Set the listing down unchanged, minus every embedded image.

→ Source material:
:::::
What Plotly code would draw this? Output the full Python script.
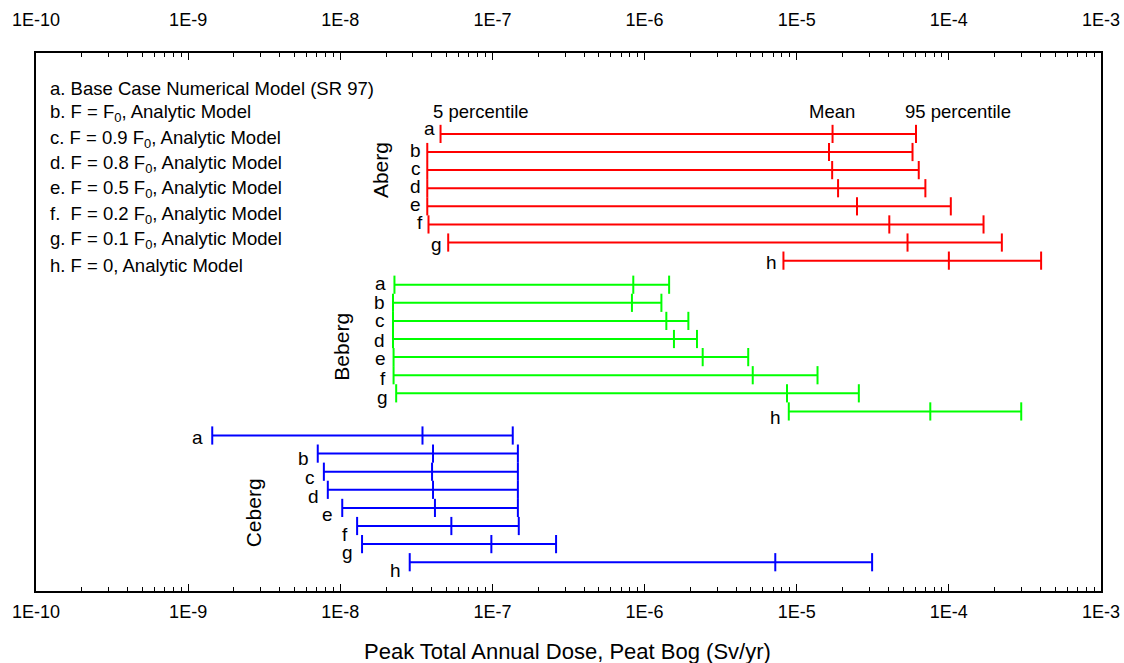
import math
import plotly.graph_objects as go

# ---------------- data ----------------
groups = ["Aberg", "Beberg", "Ceberg"]
cases = ["a", "b", "c", "d", "e", "f", "g", "h"]
colors = ["#FF0000", "#00FF00", "#0000FF"]

aberg_p05 = [4.56e-8, 3.73e-8, 3.73e-8, 3.73e-8, 3.73e-8, 3.80e-8, 5.12e-8, 8.18e-6]
aberg_mean = [1.72e-5, 1.63e-5, 1.71e-5, 1.87e-5, 2.49e-5, 4.06e-5, 5.35e-5, 1.00e-4]
aberg_p95 = [6.08e-5, 5.77e-5, 6.34e-5, 7.01e-5, 1.03e-4, 1.69e-4, 2.23e-4, 4.04e-4]

beberg_p05 = [2.27e-8, 2.22e-8, 2.22e-8, 2.22e-8, 2.24e-8, 2.24e-8, 2.33e-8, 8.87e-6]
beberg_mean = [8.43e-7, 8.26e-7, 1.39e-6, 1.56e-6, 2.41e-6, 5.14e-6, 8.63e-6, 7.55e-5]
beberg_p95 = [1.45e-6, 1.29e-6, 1.94e-6, 2.21e-6, 4.80e-6, 1.37e-5, 2.56e-5, 2.99e-4]

ceberg_p05 = [1.44e-9, 7.11e-9, 7.80e-9, 8.28e-9, 1.03e-8, 1.29e-8, 1.39e-8, 2.86e-8]
ceberg_mean = [3.47e-8, 4.07e-8, 4.01e-8, 4.07e-8, 4.19e-8, 5.37e-8, 9.84e-8, 7.23e-6]
ceberg_p95 = [1.36e-7, 1.47e-7, 1.47e-7, 1.47e-7, 1.47e-7, 1.49e-7, 2.62e-7, 3.13e-5]

legend_lines = [
    "a. Base Case Numerical Model (SR 97)",
    "b. F = F<sub>0</sub>, Analytic Model",
    "c. F = 0.9 F<sub>0</sub>, Analytic Model",
    "d. F = 0.8 F<sub>0</sub>, Analytic Model",
    "e. F = 0.5 F<sub>0</sub>, Analytic Model",
    "f.  F = 0.2 F<sub>0</sub>, Analytic Model",
    "g. F = 0.1 F<sub>0</sub>, Analytic Model",
    "h. F = 0, Analytic Model",
]

tick_vals = [1e-10, 1e-9, 1e-8, 1e-7, 1e-6, 1e-5, 1e-4, 1e-3]
tick_text = ["1E-10", "1E-9", "1E-8", "1E-7", "1E-6", "1E-5", "1E-4", "1E-3"]
x_title = "Peak Total Annual Dose, Peat Bog (Sv/yr)"

# ---------------- layout constants ----------------
FONT = "Liberation Sans, Arial, sans-serif"
GROUP_STRIDE = 8.33
letter_xshift = [-4, -6, -7]
letter_yshift = [
    [5, 2, 2, 2, 2, 2, -2, -2],
    [1, 0, 0, -1, -1, -3, -4, -6],
    [-2, -5, -6, -7, -7, -8, -8, -8],
]
group_label_pos = [  # (paper x, row position)
    (0.323, 2.0),
    (0.287, GROUP_STRIDE + 3.44),
    (0.205, 2 * GROUP_STRIDE + 4.28),
]

series = [
    (aberg_p05, aberg_mean, aberg_p95),
    (beberg_p05, beberg_mean, beberg_p95),
    (ceberg_p05, ceberg_mean, ceberg_p95),
]

fig = go.Figure()
annotations = []

for gi, (p05, mean, p95) in enumerate(series):
    for ri, case in enumerate(cases):
        y = gi * GROUP_STRIDE + ri
        fig.add_trace(go.Scatter(
            x=[p05[ri], mean[ri], p95[ri]],
            y=[y, y, y],
            mode="lines+markers",
            line=dict(color=colors[gi], width=2),
            marker=dict(symbol="line-ns", size=13,
                        line=dict(color=colors[gi], width=2)),
            showlegend=False,
            hoverinfo="x",
        ))
        annotations.append(dict(
            x=math.log10(p05[ri]), y=y, xref="x", yref="y",
            text=case, showarrow=False, xanchor="right", yanchor="middle",
            xshift=letter_xshift[gi], yshift=letter_yshift[gi][ri],
            font=dict(family=FONT, size=19, color="black"),
        ))
    gx, gy = group_label_pos[gi]
    annotations.append(dict(
        x=gx, y=gy, xref="paper", yref="y", text=groups[gi],
        showarrow=False, textangle=-90, xanchor="center", yanchor="middle",
        font=dict(family=FONT, size=21, color="black"),
    ))

# invisible trace for top axis
fig.add_trace(go.Scatter(x=[1e-10, 1e-3], y=[0, 0], xaxis="x2", mode="none",
                         showlegend=False, hoverinfo="skip"))

# legend-style text block
for i, line in enumerate(legend_lines):
    ypix = 88 + i * 25.3
    annotations.append(dict(
        x=0.0113, y=(591 - ypix) / 538, xref="paper", yref="paper",
        text=line, showarrow=False, xanchor="left", yanchor="middle",
        font=dict(family=FONT, size=18.5, color="black"),
    ))

# header labels
for txt, px in [("5 percentile", 481), ("Mean", 832), ("95 percentile", 958)]:
    annotations.append(dict(
        x=(px - 36) / 1065, y=(591 - 112) / 538, xref="paper", yref="paper",
        text=txt, showarrow=False, xanchor="center", yanchor="middle",
        font=dict(family=FONT, size=18.5, color="black"),
    ))

# x-axis title
annotations.append(dict(
    x=0.4995, y=(591 - 651) / 538, xref="paper", yref="paper",
    text=x_title, showarrow=False, xanchor="center", yanchor="middle",
    font=dict(family=FONT, size=22, color="black"),
))

minor_vals = [m * 10.0 ** e for e in range(-10, -3) for m in range(2, 10)]

axis_common = dict(
    type="log", range=[-10, -3], tickmode="array",
    tickvals=tick_vals, ticktext=tick_text,
    ticks="inside", ticklen=7, tickwidth=1, tickcolor="black",
    minor=dict(tickvals=minor_vals, ticks="inside", ticklen=4,
               tickwidth=1, tickcolor="black", showgrid=False),
    showgrid=False, zeroline=False, automargin=False,
    tickfont=dict(family=FONT, size=18, color="black"),
)

fig.update_layout(
    width=1124, height=663,
    margin=dict(l=36, r=23, t=53, b=72, autoexpand=False),
    paper_bgcolor="white", plot_bgcolor="white",
    showlegend=False,
    xaxis=dict(**axis_common, showline=True, linecolor="black", linewidth=1.5,
               mirror=True, ticklabelstandoff=4),
    xaxis2=dict(**axis_common, overlaying="x", side="top", anchor="y",
                showline=False, ticklabelstandoff=22),
    yaxis=dict(range=[25.25, -4.47], showline=True, linecolor="black",
               linewidth=1.5, mirror=True, showticklabels=False, ticks="",
               showgrid=False, zeroline=False, automargin=False),
    annotations=annotations,
)

fig.write_html(
    "out.html",
    config={"displayModeBar": False},
    post_script="document.body.style.margin='0';document.body.style.overflow='hidden';",
)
:::::
→ Task solution:
What Plotly code would draw this? Output the full Python script.
import math
import plotly.graph_objects as go

# ---------------- data ----------------
groups = ["Aberg", "Beberg", "Ceberg"]
cases = ["a", "b", "c", "d", "e", "f", "g", "h"]
colors = ["#FF0000", "#00FF00", "#0000FF"]

aberg_p05 = [4.56e-8, 3.73e-8, 3.73e-8, 3.73e-8, 3.73e-8, 3.80e-8, 5.12e-8, 8.18e-6]
aberg_mean = [1.72e-5, 1.63e-5, 1.71e-5, 1.87e-5, 2.49e-5, 4.06e-5, 5.35e-5, 1.00e-4]
aberg_p95 = [6.08e-5, 5.77e-5, 6.34e-5, 7.01e-5, 1.03e-4, 1.69e-4, 2.23e-4, 4.04e-4]

beberg_p05 = [2.27e-8, 2.22e-8, 2.22e-8, 2.22e-8, 2.24e-8, 2.24e-8, 2.33e-8, 8.87e-6]
beberg_mean = [8.43e-7, 8.26e-7, 1.39e-6, 1.56e-6, 2.41e-6, 5.14e-6, 8.63e-6, 7.55e-5]
beberg_p95 = [1.45e-6, 1.29e-6, 1.94e-6, 2.21e-6, 4.80e-6, 1.37e-5, 2.56e-5, 2.99e-4]

ceberg_p05 = [1.44e-9, 7.11e-9, 7.80e-9, 8.28e-9, 1.03e-8, 1.29e-8, 1.39e-8, 2.86e-8]
ceberg_mean = [3.47e-8, 4.07e-8, 4.01e-8, 4.07e-8, 4.19e-8, 5.37e-8, 9.84e-8, 7.23e-6]
ceberg_p95 = [1.36e-7, 1.47e-7, 1.47e-7, 1.47e-7, 1.47e-7, 1.49e-7, 2.62e-7, 3.13e-5]

legend_lines = [
    "a. Base Case Numerical Model (SR 97)",
    "b. F = F<sub>0</sub>, Analytic Model",
    "c. F = 0.9 F<sub>0</sub>, Analytic Model",
    "d. F = 0.8 F<sub>0</sub>, Analytic Model",
    "e. F = 0.5 F<sub>0</sub>, Analytic Model",
    "f.  F = 0.2 F<sub>0</sub>, Analytic Model",
    "g. F = 0.1 F<sub>0</sub>, Analytic Model",
    "h. F = 0, Analytic Model",
]

tick_vals = [1e-10, 1e-9, 1e-8, 1e-7, 1e-6, 1e-5, 1e-4, 1e-3]
tick_text = ["1E-10", "1E-9", "1E-8", "1E-7", "1E-6", "1E-5", "1E-4", "1E-3"]
x_title = "Peak Total Annual Dose, Peat Bog (Sv/yr)"

# ---------------- layout constants ----------------
FONT = "Liberation Sans, Arial, sans-serif"
GROUP_STRIDE = 8.33
letter_xshift = [-4, -6, -7]
letter_yshift = [
    [5, 2, 2, 2, 2, 2, -2, -2],
    [1, 0, 0, -1, -1, -3, -4, -6],
    [-2, -5, -6, -7, -7, -8, -8, -8],
]
group_label_pos = [  # (paper x, row position)
    (0.323, 2.0),
    (0.287, GROUP_STRIDE + 3.44),
    (0.205, 2 * GROUP_STRIDE + 4.28),
]

series = [
    (aberg_p05, aberg_mean, aberg_p95),
    (beberg_p05, beberg_mean, beberg_p95),
    (ceberg_p05, ceberg_mean, ceberg_p95),
]

fig = go.Figure()
annotations = []

for gi, (p05, mean, p95) in enumerate(series):
    for ri, case in enumerate(cases):
        y = gi * GROUP_STRIDE + ri
        fig.add_trace(go.Scatter(
            x=[p05[ri], mean[ri], p95[ri]],
            y=[y, y, y],
            mode="lines+markers",
            line=dict(color=colors[gi], width=2),
            marker=dict(symbol="line-ns", size=13,
                        line=dict(color=colors[gi], width=2)),
            showlegend=False,
            hoverinfo="x",
        ))
        annotations.append(dict(
            x=math.log10(p05[ri]), y=y, xref="x", yref="y",
            text=case, showarrow=False, xanchor="right", yanchor="middle",
            xshift=letter_xshift[gi], yshift=letter_yshift[gi][ri],
            font=dict(family=FONT, size=19, color="black"),
        ))
    gx, gy = group_label_pos[gi]
    annotations.append(dict(
        x=gx, y=gy, xref="paper", yref="y", text=groups[gi],
        showarrow=False, textangle=-90, xanchor="center", yanchor="middle",
        font=dict(family=FONT, size=21, color="black"),
    ))

# invisible trace for top axis
fig.add_trace(go.Scatter(x=[1e-10, 1e-3], y=[0, 0], xaxis="x2", mode="none",
                         showlegend=False, hoverinfo="skip"))

# legend-style text block
for i, line in enumerate(legend_lines):
    ypix = 88 + i * 25.3
    annotations.append(dict(
        x=0.0113, y=(591 - ypix) / 538, xref="paper", yref="paper",
        text=line, showarrow=False, xanchor="left", yanchor="middle",
        font=dict(family=FONT, size=18.5, color="black"),
    ))

# header labels
for txt, px in [("5 percentile", 481), ("Mean", 832), ("95 percentile", 958)]:
    annotations.append(dict(
        x=(px - 36) / 1065, y=(591 - 112) / 538, xref="paper", yref="paper",
        text=txt, showarrow=False, xanchor="center", yanchor="middle",
        font=dict(family=FONT, size=18.5, color="black"),
    ))

# x-axis title
annotations.append(dict(
    x=0.4995, y=(591 - 651) / 538, xref="paper", yref="paper",
    text=x_title, showarrow=False, xanchor="center", yanchor="middle",
    font=dict(family=FONT, size=22, color="black"),
))

minor_vals = [m * 10.0 ** e for e in range(-10, -3) for m in range(2, 10)]

axis_common = dict(
    type="log", range=[-10, -3], tickmode="array",
    tickvals=tick_vals, ticktext=tick_text,
    ticks="inside", ticklen=7, tickwidth=1, tickcolor="black",
    minor=dict(tickvals=minor_vals, ticks="inside", ticklen=4,
               tickwidth=1, tickcolor="black", showgrid=False),
    showgrid=False, zeroline=False, automargin=False,
    tickfont=dict(family=FONT, size=18, color="black"),
)

fig.update_layout(
    width=1124, height=663,
    margin=dict(l=36, r=23, t=53, b=72, autoexpand=False),
    paper_bgcolor="white", plot_bgcolor="white",
    showlegend=False,
    xaxis=dict(**axis_common, showline=True, linecolor="black", linewidth=1.5,
               mirror=True, ticklabelstandoff=4),
    xaxis2=dict(**axis_common, overlaying="x", side="top", anchor="y",
                showline=False, ticklabelstandoff=22),
    yaxis=dict(range=[25.25, -4.47], showline=True, linecolor="black",
               linewidth=1.5, mirror=True, showticklabels=False, ticks="",
               showgrid=False, zeroline=False, automargin=False),
    annotations=annotations,
)

fig.write_html(
    "out.html",
    config={"displayModeBar": False},
    post_script="document.body.style.margin='0';document.body.style.overflow='hidden';",
)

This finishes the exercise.